Objective: Identify the lines in the data below that contain "LaTeX" and give only how many there are.

Exercise materials:
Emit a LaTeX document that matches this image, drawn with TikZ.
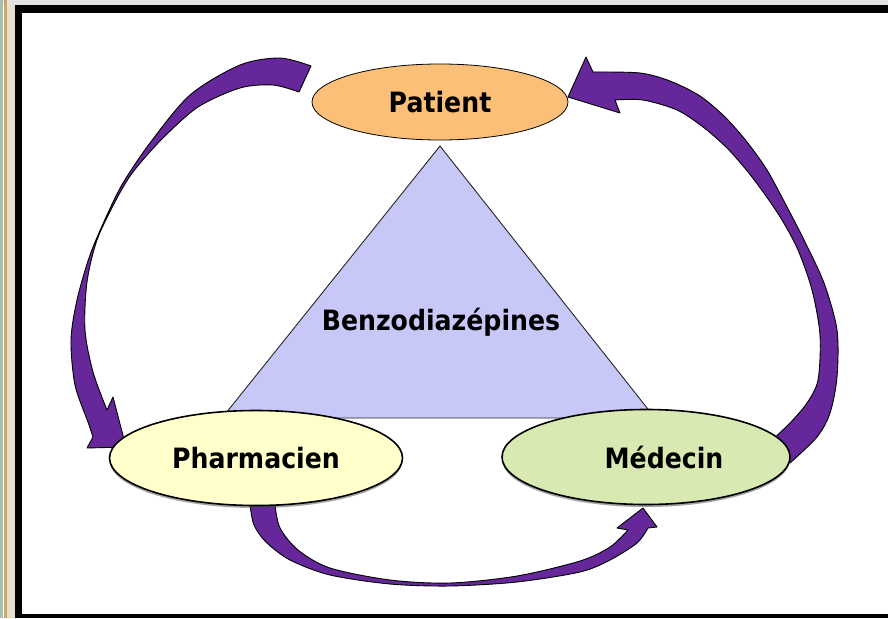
\documentclass[tikz,border=0pt]{standalone}
\usepackage{fontspec}
\newfontfamily\lblfont{DejaVu Sans}[FakeStretch=0.9]
\usepackage{tikz}
\usetikzlibrary{shapes.geometric,shadows}

\definecolor{patfill}{HTML}{FBBF77}
\definecolor{phafill}{HTML}{FFFFCC}
\definecolor{medfill}{HTML}{D8E9B1}
\definecolor{trifill}{HTML}{C8C8F8}
\definecolor{flechefill}{HTML}{65279A}
\definecolor{cadregrey}{HTML}{E2E2E2}
\definecolor{cadrevert}{HTML}{A9BDB3}
\definecolor{cadretan}{HTML}{C9A95F}
\definecolor{cadrebeige}{HTML}{E6DFCF}

\begin{document}
\begin{tikzpicture}[x = 1pt, y = -1pt, line width = 1pt,
    acteur/.style = {ellipse, draw, line width = 1.6pt, inner sep = 0pt,
        font = \lblfont\bfseries\fontsize{28}{30}\selectfont},
    ombre/.style = {drop shadow = {shadow xshift = 0pt, shadow yshift = -2.5pt, fill = black!70}},
    fleche/.style = {fill = flechefill, draw = black, line width = 0.9pt, line join = round},
    tri/.style = {fill = trifill, draw = black!85, line width = 0.9pt}]
\useasboundingbox (0,0) rectangle (888,618);
% cadre
\fill[cadregrey] (0,0) rectangle (888,5);
\fill[cadrevert] (0,0) rectangle (3,618);
\fill[cadretan] (4,0) rectangle (7,618);
\fill[cadrebeige] (7,5) rectangle (15,618);
\fill[black] (15,5) rectangle (888,13);
\fill[black] (15,5) rectangle (22,618);
\fill[black] (15,614) rectangle (888,618);
% fleches
\draw[fleche] plot[smooth] coordinates {(311,66) (280,58) (240,65) (190,95) (150,143) (123,183)
        (107,215) (90,255) (77,300) (71,340) (75,385) (88,422) (93,437)}
    -- (87,448) -- (126,447) -- (113,397) -- (107,410)
    -- plot[smooth] coordinates {(107,410) (93,372) (85,330) (87,282) (97,240) (116,200)
        (133,172) (162,139) (198,107) (240,88) (273,85) (299,92)} -- cycle;
\draw[fleche] plot[smooth] coordinates {(790,463) (817,437) (830,413) (837,377) (837,330)
        (824,283) (804,240) (786,205) (767,170) (747,142) (725,117) (700,96) (670,81) (640,73) (593,72)}
    -- (586,57) -- (568,97) -- (620,113) -- (615,100)
    -- plot[smooth] coordinates {(615,100) (643,100) (677,110) (703,127) (727,148) (748,172)
        (766,196) (782,220) (798,250) (812,290) (820,335) (818,380) (807,403) (790,423) (772,440)} -- cycle;
\draw[fleche] plot[smooth] coordinates {(250,505) (254,525) (266,542) (290,560) (330,575)
        (390,584) (450,586) (517,582) (580,572) (610,560) (637,543) (648,528)}
    -- (657,527) -- (643,508) -- (617,528) -- (628,530)
    -- plot[smooth] coordinates {(628,530) (610,547) (580,561) (517,576) (450,583) (390,580)
        (330,568) (298,550) (280,528) (275,505)} -- cycle;
% triangle
\draw[tri] (440,146) -- (222,418) -- (655,418) -- cycle;
\node[font = \lblfont\bfseries\fontsize{28}{30}\selectfont] (benzo) at (441,322) {Benzodiazépines};
% acteurs
\node[acteur, fill = patfill, line width = 0.8pt, minimum width = 256, minimum height = 76] (pat) at (440,102) {Patient};
\node[acteur, ombre, fill = phafill, minimum width = 293, minimum height = 95] (pha) at (256,458) {Pharmacien};
\node[acteur, ombre, fill = medfill, minimum width = 288, minimum height = 95] (med) at (646,457) {\hspace*{36pt}Médecin};
\end{tikzpicture}
\end{document}
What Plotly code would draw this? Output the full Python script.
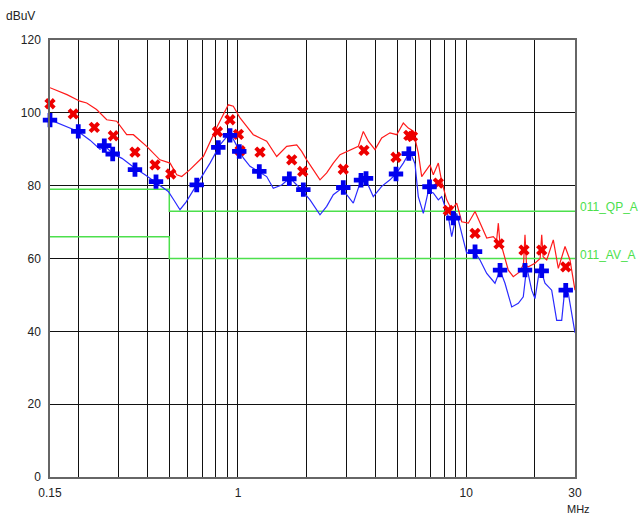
import math
import plotly.graph_objects as go

# ---- data -------------------------------------------------------------
qp_trace_f = [0.15, 0.178, 0.203, 0.2173, 0.240, 0.2659, 0.294, 0.3253, 0.348, 0.398,
              0.455, 0.504, 0.539,
              0.567, 0.616, 0.705, 0.807, 0.907, 0.954, 1.021, 1.092, 1.167, 1.249,
              1.336, 1.478, 1.635, 1.809, 1.902, 2.001, 2.138, 2.288, 2.448, 2.617,
              2.800, 2.996, 3.150, 3.368, 3.542, 3.726, 3.986, 4.265, 4.638, 4.963,
              5.304, 5.578, 5.866, 6.170, 6.386, 6.716, 6.944, 7.179, 7.551, 7.814,
              8.218, 8.643, 9.090, 9.561, 10.22, 10.94, 11.50, 12.31, 13.15, 13.60,
              13.84, 14.05, 14.32, 15.30, 16.09, 17.22, 17.85, 18.11, 18.40, 18.73,
              20.03, 21.10, 21.44, 21.75, 22.55, 24.10, 25.35, 27.13, 28.52, 30.0]
qp_trace_v = [106.9, 105.0, 103.2, 102.7, 100.9, 98.1, 97.7, 94.0, 94.0, 90.8,
              87.1, 86.2, 83.0,
              82.5, 84.4, 88.0, 96.0, 102.2, 101.8, 98.6, 96.3, 94.0, 93.1,
              92.2, 88.0, 90.8, 91.2, 89.4, 87.1, 84.4, 81.6, 83.5, 86.2,
              88.5, 89.4, 89.9, 90.8, 94.9, 92.2, 89.9, 93.1, 94.5, 94.0,
              97.2, 95.8, 95.0, 89.0, 82.5, 84.4, 85.7, 83.0, 86.2, 81.1,
              76.1, 73.4, 75.2, 70.1, 69.7, 72.9, 69.7, 65.6, 66.0, 65.0,
              69.7, 64.5, 63.3, 56.8, 55.0, 56.4, 58.5, 66.5, 58.0, 57.7,
              58.7, 60.0, 66.5, 60.5, 59.6, 65.1, 57.3, 63.3, 59.6, 51.3]

av_trace_f = [0.15, 0.1995, 0.2246, 0.2484, 0.2614, 0.2841, 0.3102, 0.3536, 0.3914,
              0.4403, 0.4950, 0.5243, 0.5569, 0.5919, 0.6594, 0.7541, 0.8341, 0.9226,
              0.9872, 1.055, 1.129, 1.228, 1.336, 1.428, 1.554, 1.690, 1.870, 2.069,
              2.288, 2.448, 2.617, 2.849, 3.045, 3.202, 3.426, 3.604, 3.918, 4.265,
              4.638, 4.963, 5.304, 5.674, 5.969, 6.170, 6.491, 6.827, 7.179, 7.551,
              7.814, 8.352, 8.643, 9.090, 9.561, 10.06, 10.75, 11.50, 12.31, 13.38,
              14.08, 14.80, 15.84, 16.93, 17.80, 18.43, 19.38, 20.03, 21.07, 22.16,
              23.71, 24.94, 26.23, 27.13, 28.04, 29.01, 30.0]
av_trace_v = [98.1, 94.9, 92.5, 90.0, 90.8, 88.7, 87.5, 84.8, 83.0,
              80.7, 78.4, 76.0, 73.4, 75.5, 80.2, 86.2, 91.2, 94.5,
              91.0, 87.6, 85.3, 83.9, 82.5, 79.3, 80.2, 82.1, 79.3, 76.1,
              72.0, 74.3, 77.5, 79.3, 77.0, 75.2, 80.7, 82.1, 77.0, 79.8,
              81.6, 83.5, 86.2, 89.4, 86.0, 77.0, 72.4, 78.5, 78.0, 76.1,
              77.0, 71.5, 66.0, 72.4, 66.9, 61.4, 62.3, 59.6, 55.9, 53.2,
              56.8, 53.2, 46.7, 47.7, 49.5, 57.7, 51.3, 49.0, 57.7, 53.2,
              51.3, 43.0, 43.0, 52.2, 50.4, 44.9, 39.6]

qp_mark_f = [0.15, 0.1897, 0.2346, 0.2841, 0.3536, 0.4329, 0.5073, 0.8131, 0.9226,
             1.005, 1.021, 1.249, 1.720, 1.922, 2.894, 3.566, 4.927, 5.607, 5.819,
             7.551, 8.352, 10.94, 13.93, 17.93, 21.44, 27.32]
qp_mark_v = [102.5, 99.7, 96.0, 93.7, 89.2, 85.7, 83.2, 94.8, 98.1,
             94.1, 89.6, 89.2, 87.1, 83.9, 84.5, 89.7, 87.8, 93.8, 93.5,
             80.7, 73.2, 66.9, 64.0, 62.3, 62.3, 57.7]

av_mark_f = [0.15, 0.1995, 0.2595, 0.2824, 0.3536, 0.4372, 0.6594, 0.8197, 0.9226,
             1.013, 1.240, 1.679, 1.934, 2.894, 3.461, 3.641, 4.927, 5.607, 6.909,
             8.783, 10.94, 14.08, 18.11, 21.44, 27.32]
av_mark_v = [98.0, 94.9, 91.0, 88.7, 84.4, 81.1, 80.2, 90.5, 93.8,
             89.4, 83.9, 81.9, 78.9, 79.5, 81.5, 82.0, 83.2, 88.8, 79.7,
             71.1, 61.9, 56.8, 56.8, 56.6, 51.3]

limit_f = [0.15, 0.5, 30.0]
qp_limit = [79, 73, 73]
av_limit = [66, 60, 60]
qp_label = "011_QP_A"
av_label = "011_AV_A"

x_grid = [0.15, 0.2, 0.3, 0.4, 0.5, 0.6, 0.7, 0.8, 0.9, 1, 2, 3, 4, 5, 6, 7, 8, 9, 10, 20, 30]
x_labels = {0.15: "0.15", 1: "1", 10: "10", 30: "30"}
y_ticks = [0, 20, 40, 60, 80, 100, 120]

# ---- figure -----------------------------------------------------------
GREEN = "#4ce04c"
FONT = "Liberation Sans, Arial, sans-serif"

fig = go.Figure()
fig.add_trace(go.Scatter(x=limit_f, y=qp_limit, mode="lines", line=dict(color=GREEN, width=1.5, shape="hv")))
fig.add_trace(go.Scatter(x=limit_f, y=av_limit, mode="lines", line=dict(color=GREEN, width=1.5, shape="hv")))
fig.add_trace(go.Scatter(x=qp_trace_f, y=qp_trace_v, mode="lines", line=dict(color="#ff1a1a", width=1.2)))
fig.add_trace(go.Scatter(x=av_trace_f, y=av_trace_v, mode="lines", line=dict(color="#2a2aff", width=1.2)))
fig.add_trace(go.Scatter(x=qp_mark_f, y=qp_mark_v, mode="markers", cliponaxis=False,
                         marker=dict(symbol="x", size=10, color="#ee0000", line=dict(width=0))))
fig.add_trace(go.Scatter(x=av_mark_f, y=av_mark_v, mode="markers", cliponaxis=False,
                         marker=dict(symbol="cross", size=12, color="#0000ee", line=dict(width=0))))

eps = 1e-7
fig.update_xaxes(type="log", range=[math.log10(0.15) - eps, math.log10(30) + eps],
                 tickvals=x_grid, ticktext=[x_labels.get(v, "") for v in x_grid],
                 showgrid=True, gridcolor="#111111", gridwidth=1,
                 showline=True, linecolor="#666666", linewidth=1.5, mirror=True,
                 ticks="outside", ticklen=4, tickcolor="rgba(0,0,0,0)",
                 tickfont=dict(family=FONT, size=12, color="#222222"), zeroline=False)
fig.update_yaxes(range=[0, 120], tickvals=y_ticks,
                 showgrid=True, gridcolor="#111111", gridwidth=1,
                 showline=True, linecolor="#666666", linewidth=1.5, mirror=True,
                 ticks="outside", ticklen=5, tickcolor="rgba(0,0,0,0)",
                 tickfont=dict(family=FONT, size=12, color="#222222"), zeroline=False)

fig.add_annotation(xref="paper", yref="paper", x=-0.087, y=1.054, text="dBuV", showarrow=False,
                   xanchor="left", yanchor="middle", font=dict(family=FONT, size=12, color="#222222"))
fig.add_annotation(xref="paper", yref="paper", x=0.981, y=-0.074, text="MHz", showarrow=False,
                   xanchor="left", yanchor="middle", font=dict(family=FONT, size=11, color="#222222"))
fig.add_annotation(xref="paper", yref="y", x=1.005, y=qp_limit[-1], yshift=4, text=qp_label, showarrow=False,
                   xanchor="left", yanchor="middle", font=dict(family=FONT, size=12, color=GREEN))
fig.add_annotation(xref="paper", yref="y", x=1.005, y=av_limit[-1], yshift=4, text=av_label, showarrow=False,
                   xanchor="left", yanchor="middle", font=dict(family=FONT, size=12, color=GREEN))

fig.update_layout(width=641, height=516, margin=dict(l=50, r=66, t=40, b=39),
                  paper_bgcolor="white", plot_bgcolor="white", showlegend=False)

fig.write_html("out.html", config={"displayModeBar": False},
               post_script="document.body.style.margin='0px';document.body.style.overflow='hidden';")
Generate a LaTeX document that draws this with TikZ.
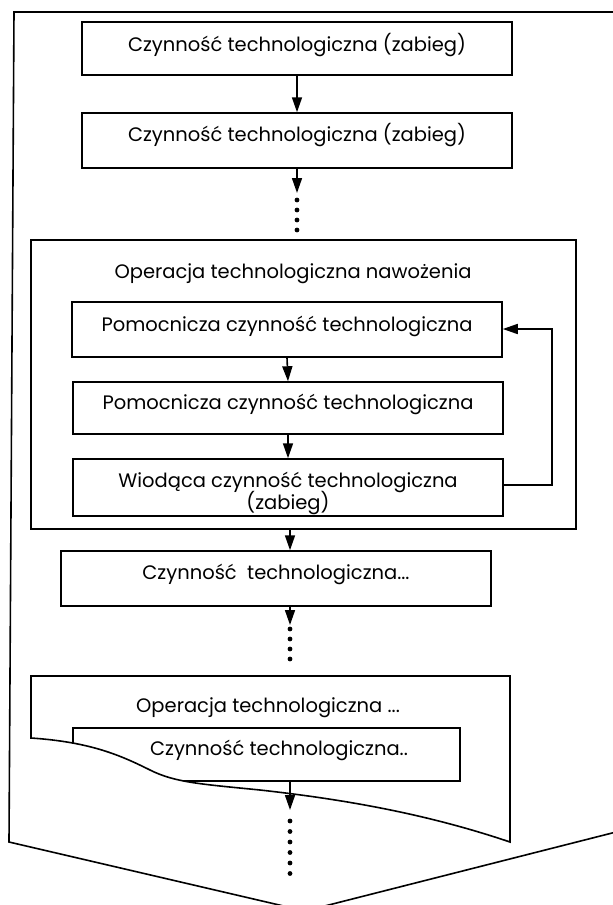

Answer to this task: 2